Yanagisawa Naoki, Takayama Naohide, Suganuma Akihiko
Department of Infectious Diseases, Tokyo Metropolitan Komagome Hospital.
Kansenshogaku Zasshi. 2009 Jan;83(1):7-11. doi: 10.11150/kansenshogakuzasshi.83.7.
The wide spread use of Diphteria-Pertussis-Tetanus (DPT) vaccination has made pertussis rare among infants, but reports have noted the rise in adult pertussis in the United States and in Japan. Adult pertussis vaccination in the US has been approved and is becoming widely disseminated, but not in Japan, where only way to prevent adult pertussis is vaccination using infantile DPT vaccine. Reducing the Japanese DPT vaccine dose to 0.2 mL in the hope of minimizing adverse events, we studied its efficacy and safety. We nearly equalized diphteria and tetanus antigenic titers to a 0.1 mL dose of diphteria-tetanus bivalent vaccine--the booster dose regularly used in Japan--containing anti-FHA antibody titers similar to effective pertussis vaccines approved in the US. Subjects were 30 healthy volunteers who gave oral and written consent, testing anti-PT and anti-FHA antibody titers 4 weeks after vaccination. Of the 30, 29 showed a titer increase.

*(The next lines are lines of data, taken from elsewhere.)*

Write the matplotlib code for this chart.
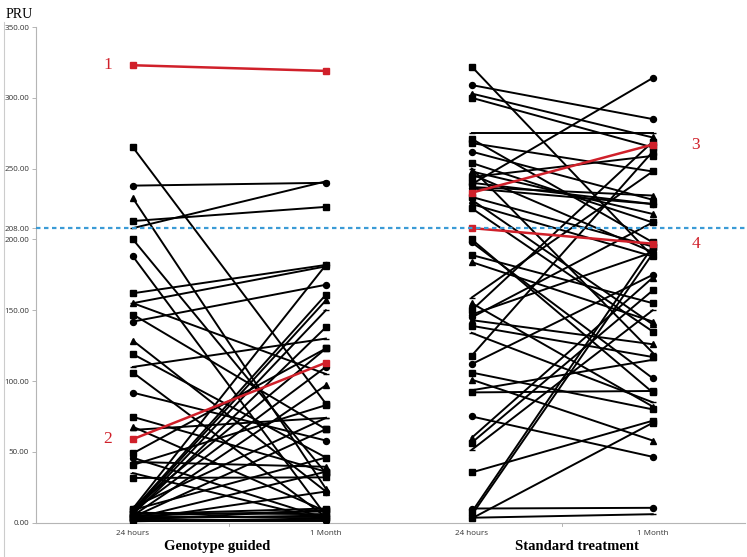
import matplotlib.pyplot as plt
from matplotlib.lines import Line2D

# Genotype guided: PRU at 24 hours and at 1 month (one pair per patient)
guided_24h = [265, 238, 229, 213, 208, 200, 188, 162, 155, 155, 147, 142,
              128.5, 119, 110, 106, 91.8, 74.7, 67.7, 65.5, 49, 45.8, 42.9,
              40.8, 35, 31.6, 10, 9, 8, 7, 6, 8, 5, 4, 9, 3, 2, 6, 3, 1, 5,
              2, 7, 4, 11, 10, 1, 2]
guided_1m = [84, 240, 24, 223, 241, 35, 5, 182, 181, 105, 66, 168,
             22, 46, 130, 4, 58, 36, 8, 74, 123, 3, 39.5,
             83, 2, 32, 182, 161, 157, 150, 138, 110, 97, 66, 46, 36, 22, 10, 5, 3, 8,
             2, 6, 4, 74, 123, 1, 9]

# Standard treatment
standard_24h = [322, 309, 303, 300, 275, 271, 262, 254, 248, 246, 240, 239,
                237, 230, 225, 222, 198, 189, 184, 159, 150, 147, 143, 139,
                134, 118, 112, 106, 101, 93.5, 92, 75, 60, 56.5, 51.5, 35.5,
                10, 7.5, 5.5, 3.5, 3, 145, 155, 200, 250, 268, 236, 244, 228]
standard_1m = [188, 285, 272, 265, 275, 198, 228, 212, 218, 191, 225, 314,
               231, 195, 188, 135, 102, 155, 142, 248, 269, 191, 126, 117,
               85, 262, 175, 80, 58, 115, 93, 46.5, 173, 164, 150, 72,
               10.5, 195, 190, 6, 70.5, 212, 82, 92, 120, 248, 225, 259, 140]

# Highlighted patients (red)
highlight_labels = ["1", "2", "3", "4"]
highlight_24h = [323, 59, 233, 208]
highlight_1m = [319, 113, 267, 197]
highlight_group = [0, 0, 1, 1]

y_ticks = [0, 50, 100, 150, 200, 250, 300, 350]
cutoff = 208
time_labels = ["24 hours", "1 Month"]
group_labels = ["Genotype guided", "Standard treatment"]

# x positions of the two time points for each group
group_x = [(0.0, 1.0), (1.756, 2.694)]
marker_cycle = ["s", "o", "^", "s", "_", "s", "o", "s", "^", "_"]

serif = "Liberation Serif"
sans = "Open Sans"

fig = plt.figure(figsize=(7.47, 5.57), dpi=100)
ax = fig.add_axes([0.0482, 0.0616, 0.9488, 0.8899])


def dibujar_grupo(ax, xs, before, after):
    for i, (a, b) in enumerate(zip(before, after)):
        ax.plot(xs, [a, b], color="black", lw=1.4,
                marker=marker_cycle[i % len(marker_cycle)],
                markersize=4.3, markeredgewidth=1.0, zorder=3)


dibujar_grupo(ax, group_x[0], guided_24h, guided_1m)
dibujar_grupo(ax, group_x[1], standard_24h, standard_1m)

red = "#d0202a"
for lab, a, b, g in zip(highlight_labels, highlight_24h, highlight_1m, highlight_group):
    xs = group_x[g]
    ax.plot(xs, [a, b], color=red, lw=1.8, marker="s", markersize=4.3, zorder=4)
    if g == 0:
        ax.text(xs[0] - 0.11, a, lab, color=red, fontsize=12.5, family=serif,
                ha="right", va="center")
    else:
        ax.text(xs[1] + 0.2, b, lab, color=red, fontsize=12.5, family=serif,
                ha="left", va="center")

# cut-off line
ax.axhline(cutoff, color="#3b9bd6", lw=1.6, ls=(0, (2, 1.6)), zorder=5)

ax.set_xlim(-0.5026, 3.171)
ax.set_ylim(0, 350)

yt = y_ticks[:4] + [cutoff] + y_ticks[4:]
ax.set_yticks(yt)
ax.set_yticklabels([f"{v:.2f}" for v in yt], fontsize=5.8, family=sans, color="#333333")
ax.tick_params(axis="y", length=3, width=0.6, color="#aaaaaa", pad=2)

tick_pos = [x for pair in group_x for x in pair]
ax.set_xticks(tick_pos)
ax.set_xticklabels(time_labels * 2, fontsize=5.8, family=sans, color="#333333")
ax.tick_params(axis="x", length=0, pad=5)
for pair in group_x:
    ax.plot([sum(pair) / 2] * 2, [0, -2], color="#aaaaaa", lw=0.6, clip_on=False)

for side in ["top", "right"]:
    ax.spines[side].set_visible(False)
for side in ["left", "bottom"]:
    ax.spines[side].set_color("#b5b5b5")
    ax.spines[side].set_linewidth(0.8)

# group names
ax.text(0.435, -0.048, group_labels[0], transform=ax.get_xaxis_transform(),
        ha="center", va="center", fontsize=10.5, fontweight="bold", family=serif)
ax.text(2.30, -0.048, group_labels[1], transform=ax.get_xaxis_transform(),
        ha="center", va="center", fontsize=10.5, fontweight="bold", family=serif)

fig.text(0.007, 0.985, "PRU", fontsize=10, family=serif, ha="left", va="top")
fig.add_artist(Line2D([0.0055, 0.0055], [0.0, 0.96], color="#cccccc", lw=0.8))

fig.savefig("out.png", dpi=100)
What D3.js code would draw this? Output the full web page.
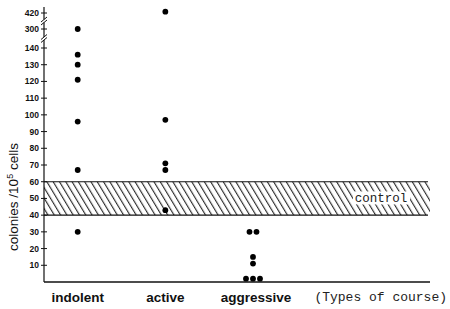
<!DOCTYPE html>
<html>
<head>
<meta charset="utf-8">
<script src="https://cdn.jsdelivr.net/npm/d3@7"></script>
<style>
  html, body { margin: 0; padding: 0; background: #fff; }
  svg { display: block; }
</style>
</head>
<body>
<svg id="chart" width="450" height="309"></svg>
<script>
// ---- data ----
const categories = ["indolent", "active", "aggressive"];
const indolentValues = [300, 136, 130, 121, 96, 67, 30];
const activeValues = [430, 97, 71, 67, 43];
const aggressiveValues = [30, 30, 15, 11, 2, 2, 2];
const tickValues = [10, 20, 30, 40, 50, 60, 70, 80, 90, 100, 110, 120, 130, 140, 300, 420];
const breakValues = [220, 360];
const controlRange = [40, 60];
const controlLabel = "control";
const yAxisLabel = "colonies /10";
const xAxisTitle = "(Types of course)";

const seriesByCategory = {
  indolent: indolentValues,
  active: activeValues,
  aggressive: aggressiveValues
};

// ---- layout ----
const svg = d3.select("#chart");
const axisX = 44, rightX = 430;
const y = d3.scaleLinear().domain([0, 140, 300, 420]).range([282, 48, 29, 13]);
const x = d3.scalePoint().domain(categories).range([77.7, 253]);

// hatch pattern
const defs = svg.append("defs");
const pat = defs.append("pattern")
  .attr("id", "hatch").attr("patternUnits", "userSpaceOnUse")
  .attr("width", 5.4).attr("height", 6)
  .attr("patternTransform", "rotate(-31)");
pat.append("line").attr("x1", 0.6).attr("y1", 0).attr("x2", 0.6).attr("y2", 6)
  .attr("stroke", "#1a1a1a").attr("stroke-width", 1.05);

// control band
svg.append("rect")
  .attr("x", axisX).attr("y", y(controlRange[1]))
  .attr("width", rightX - axisX).attr("height", y(controlRange[0]) - y(controlRange[1]))
  .attr("fill", "url(#hatch)");
controlRange.forEach(v => {
  svg.append("line").attr("x1", axisX).attr("x2", rightX - 2)
    .attr("y1", y(v)).attr("y2", y(v))
    .attr("stroke", "#111").attr("stroke-width", 1.1);
});
// control label
const cy = y(d3.mean(controlRange));
svg.append("rect").attr("x", 353).attr("y", cy - 7).attr("width", 57).attr("height", 13).attr("fill", "#fff");
svg.append("text").attr("x", 381).attr("y", cy + 3.5)
  .attr("text-anchor", "middle")
  .style("font-family", "'Liberation Mono', 'DejaVu Sans Mono', monospace")
  .style("font-size", "12.5px").attr("fill", "#222")
  .text(controlLabel);

// baseline
svg.append("line").attr("x1", axisX).attr("x2", rightX)
  .attr("y1", y(0)).attr("y2", y(0))
  .attr("stroke", "#111").attr("stroke-width", 1.3);

// y axis line
svg.append("line").attr("x1", axisX).attr("x2", axisX)
  .attr("y1", y(0)).attr("y2", 7)
  .attr("stroke", "#111").attr("stroke-width", 1.2);

// ticks
const tg = svg.append("g");
tickValues.forEach(v => {
  tg.append("line").attr("x1", axisX - 3).attr("x2", axisX + 3)
    .attr("y1", y(v)).attr("y2", y(v))
    .attr("stroke", "#111").attr("stroke-width", 1);
  tg.append("text").attr("x", axisX - 5).attr("y", y(v) + 3)
    .attr("text-anchor", "end")
    .style("font-family", "'Liberation Sans Narrow', 'Liberation Sans', Arial, sans-serif")
    .style("font-size", "8.5px").style("font-weight", "bold").attr("fill", "#111")
    .text(v);
});

// axis breaks
breakValues.forEach(v => {
  const yy = y(v);
  svg.append("rect").attr("x", axisX - 1.5).attr("y", yy - 1.5).attr("width", 3).attr("height", 3).attr("fill", "#fff");
  [-1.5, 1.5].forEach(o => {
    svg.append("line").attr("x1", axisX - 3).attr("x2", axisX + 3)
      .attr("y1", yy + o + 2.5).attr("y2", yy + o - 2.5)
      .attr("stroke", "#111").attr("stroke-width", 1);
  });
});

// points, spreading equal values horizontally
const points = [];
categories.forEach(c => {
  const groups = d3.group(seriesByCategory[c], v => v);
  groups.forEach((vals, v) => {
    vals.forEach((_, i) => points.push({ c, v, off: (i - (vals.length - 1) / 2) * 7 }));
  });
});
svg.append("g").selectAll("circle").data(points).join("circle")
  .attr("cx", d => x(d.c) + d.off)
  .attr("cy", d => y(d.v))
  .attr("r", 2.9)
  .attr("fill", "#000");

// category labels
svg.append("g").selectAll("text").data(categories).join("text")
  .attr("x", d => x(d) + (d === "aggressive" ? 3 : 0))
  .attr("y", 302)
  .attr("text-anchor", "middle")
  .style("font-family", "'Liberation Sans', Arial, sans-serif")
  .style("font-size", "13.5px").style("font-weight", "bold").attr("fill", "#111")
  .text(d => d);

// x axis title
svg.append("text").attr("x", 447).attr("y", 301)
  .attr("text-anchor", "end")
  .style("font-family", "'Liberation Mono', 'DejaVu Sans Mono', monospace")
  .style("font-size", "13px").attr("fill", "#222")
  .text(xAxisTitle);

// y axis label
const yl = svg.append("text")
  .attr("transform", "translate(18,197) rotate(-90)")
  .attr("text-anchor", "middle")
  .style("font-family", "'Liberation Sans', Arial, sans-serif")
  .style("font-size", "13.5px").attr("fill", "#111");
yl.append("tspan").text(yAxisLabel);
yl.append("tspan").attr("dy", -5).style("font-size", "9px").text("5");
yl.append("tspan").attr("dy", 5).text(" cells");
</script>
</body>
</html>
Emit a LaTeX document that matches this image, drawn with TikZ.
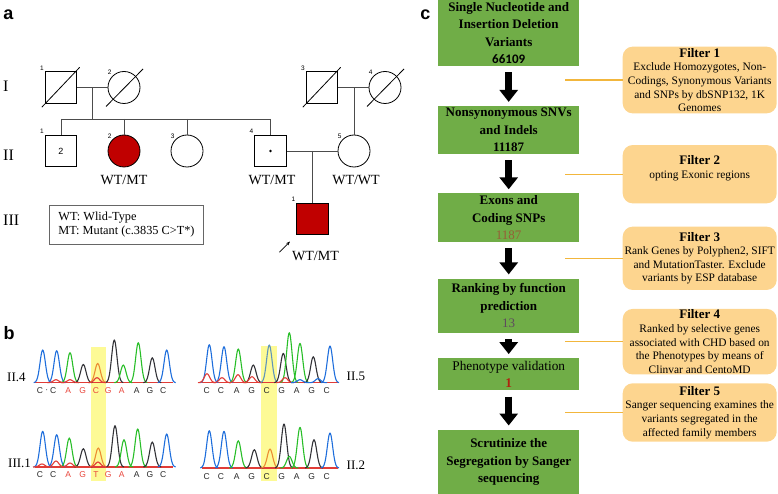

Anti-tetanus toxoid titers tested showed increased titers in 28 subjects, the remaining 2 assumed to not have undergone previous tetanus vaccination. The incidence of local adverse effects was higher in adults than in children, but none were serious. A Japanese DPT vaccine dose of 0.2 mL thus proved effective against pertussis in adults.